U.S. authorities have been warning for years that lone actor and homegrown violent extremist threats are driven by online radicalization and that soft targets are attractive because they require little tradecraft or access. The FBI and other agencies have repeatedly identified individuals radicalized online as a principal threat vector. That makes schools, houses of worship, community centers, and other public venues persistent vulnerabilities.
Policy implications. First, watchlists and surveillance are necessary but not sufficient. Intelligence collection that does not translate into legal interventions or community-level mitigation will fail to prevent attacks. That gap is a feature of liberal legal systems; it is not a flaw to be fixed by secret rules. It must be managed by better thresholds for intervention, clearer protocols for escalation, and lawful use of prevention programs.

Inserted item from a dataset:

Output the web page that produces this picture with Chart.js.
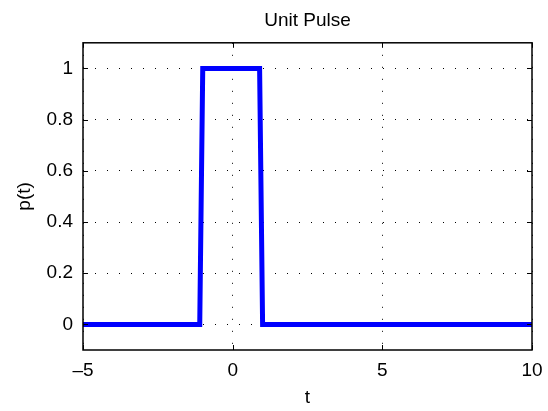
<!DOCTYPE html>
<html>
<head>
<meta charset="utf-8">
<script src="https://cdn.jsdelivr.net/npm/chart.js@4"></script>
<style>
  html, body { margin: 0; padding: 0; background: #fff; }
  #wrap { width: 548px; height: 411px; }
</style>
</head>
<body>
<div id="wrap"><canvas id="pulse"></canvas></div>
<script>
// pulse samples
const tValues = [-5, -1.1, -1, 0.9, 1, 10];
const pValues = [0, 0, 1, 1, 0, 0];
const xTicks = [-5, 0, 5, 10];
const yTicks = [0, 0.2, 0.4, 0.6, 0.8, 1];

const FONT = "'Liberation Sans', Arial, Helvetica, sans-serif";

// matlab style box with inward ticks on all four sides
const boxPlugin = {
    id: 'box',
    afterLayout(chart) {
        // centre the title over the axes, not the whole canvas
        const a = chart.chartArea;
        if (chart.titleBlock) {
            chart.titleBlock.left = a.left;
            chart.titleBlock.right = a.right;
            chart.titleBlock.width = a.right - a.left;
        }
    },
    afterDraw(chart) {
        const ctx = chart.ctx;
        const a = chart.chartArea;
        const xs = chart.scales.x, ys = chart.scales.y;
        ctx.save();
        ctx.strokeStyle = '#000';
        ctx.lineWidth = 1.5;
        ctx.strokeRect(a.left, a.top, a.right - a.left, a.bottom - a.top);
        ctx.lineWidth = 1;
        ctx.beginPath();
        xTicks.forEach(v => {
            const px = Math.round(xs.getPixelForValue(v)) + 0.5;
            ctx.moveTo(px, a.bottom); ctx.lineTo(px, a.bottom - 5);
            ctx.moveTo(px, a.top); ctx.lineTo(px, a.top + 5);
        });
        yTicks.forEach(v => {
            const py = Math.round(ys.getPixelForValue(v)) + 0.5;
            ctx.moveTo(a.left, py); ctx.lineTo(a.left + 5, py);
            ctx.moveTo(a.right, py); ctx.lineTo(a.right - 5, py);
        });
        ctx.stroke();
        ctx.restore();
    }
};

new Chart(document.getElementById('pulse'), {
    type: 'scatter',
    data: {
        datasets: [{
            data: tValues.map((t, i) => ({x: t, y: pValues[i]})),
            showLine: true,
            borderColor: '#0000ff',
            borderWidth: 5,
            pointRadius: 0,
            fill: false,
            tension: 0
        }]
    },
    options: {
        responsive: true,
        maintainAspectRatio: false,
        animation: false,
        layout: { padding: { left: 0, right: 16, top: 0, bottom: 0 } },
        plugins: {
            legend: { display: false },
            tooltip: { enabled: false },
            title: {
                display: true,
                text: 'Unit Pulse',
                color: '#000',
                font: { family: FONT, size: 19, weight: 'normal' },
                padding: { top: 9, bottom: 11 }
            }
        },
        scales: {
            x: {
                type: 'linear',
                min: -5, max: 10,
                afterBuildTicks(s) { s.ticks = xTicks.map(v => ({value: v})); },
                afterFit(s) { s.height = 61; s.paddingLeft = 0; s.paddingRight = 0; },
                grid: { color: '#000', lineWidth: 1, drawTicks: false },
                border: { display: false, dash: [1, 11] },
                ticks: {
                    color: '#000', padding: 9,
                    font: { family: FONT, size: 19 },
                    callback: v => String(v).replace('-', '\u2013')
                },
                title: {
                    display: true, text: 't', color: '#000',
                    font: { family: FONT, size: 19 },
                    padding: { top: 4, bottom: 2 }
                }
            },
            y: {
                type: 'linear',
                min: -0.1, max: 1.1,
                afterBuildTicks(s) { s.ticks = yTicks.map(v => ({value: v})); },
                afterFit(s) { s.width = 83; s.paddingTop = 0; s.paddingBottom = 0; },
                grid: { color: '#000', lineWidth: 1, drawTicks: false },
                border: { display: false, dash: [1, 11] },
                ticks: {
                    color: '#000', padding: 10,
                    font: { family: FONT, size: 19 },
                    callback: v => String(v)
                },
                title: {
                    display: true, text: 'p(t)', color: '#000',
                    font: { family: FONT, size: 19 },
                    padding: { top: 13, bottom: 4 }
                }
            }
        }
    },
    plugins: [boxPlugin]
});
</script>
</body>
</html>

Second, schools are soft targets by design. The U.S. must use layered defenses that do not turn schools into fortresses. Practical steps include training staff on threat recognition and reporting, adopting options-based emergency plans that go beyond simple lockdowns, improving physical access controls in a proportionate way, and engaging local law enforcement and mental health providers in prevention and aftercare. Federal resources and grant programs already exist to help harden soft targets and fund prevention; those should be prioritized and their use closely overseen.
Third, information sharing must be faster and more actionable. Fusion centers, schools, social services, and federal partners need clear channels to convert a tip into a protective action. That includes training for school administrators on how to assess risk reports and when to bring in police or social services. It also means building community trust so individuals and families will report concerning behavior before it escalates.
Fourth, public messaging matters. Violent extremist groups seek symbolic effects. When a teacher is attacked, the attacker intends to terrorize institutions, polarize communities, and drive copycat behavior. Law enforcement and elected leaders must communicate clearly that attacks will be met with full legal force while avoiding rhetoric that stigmatizes entire communities. Focused, factual messaging reduces the social amplification that inspires imitators.
Finally, prepare for contagion. Lone actor violence spreads through imitation and media amplification. That means the U.S. must treat incidents overseas as possible accelerants to domestic radicalization. Monitoring open source channels where attackers claim responsibility and where sympathizers celebrate or operationalize attacks provides early warning. Prevention programs must emphasize counter-messaging, digital disruption where lawful, and community-level interventions that address grievance and social isolation.
Conclusion. The Arras killing is a reminder that radicalized individuals will continue to exploit soft targets, and that advanced surveillance does not eliminate the risk. The U.S. response should be practical, legal, and community centered. Invest in prevention and school resilience, close the gap between watchlisting and protective action, and build rapid, trusted lines of information flow between communities and authorities. That approach accepts the reality of liberal constraints while hardening our systems where it matters most. The alternative is to let symbolic attacks reshape public life on the attackers terms. That is a strategic failure we can avoid.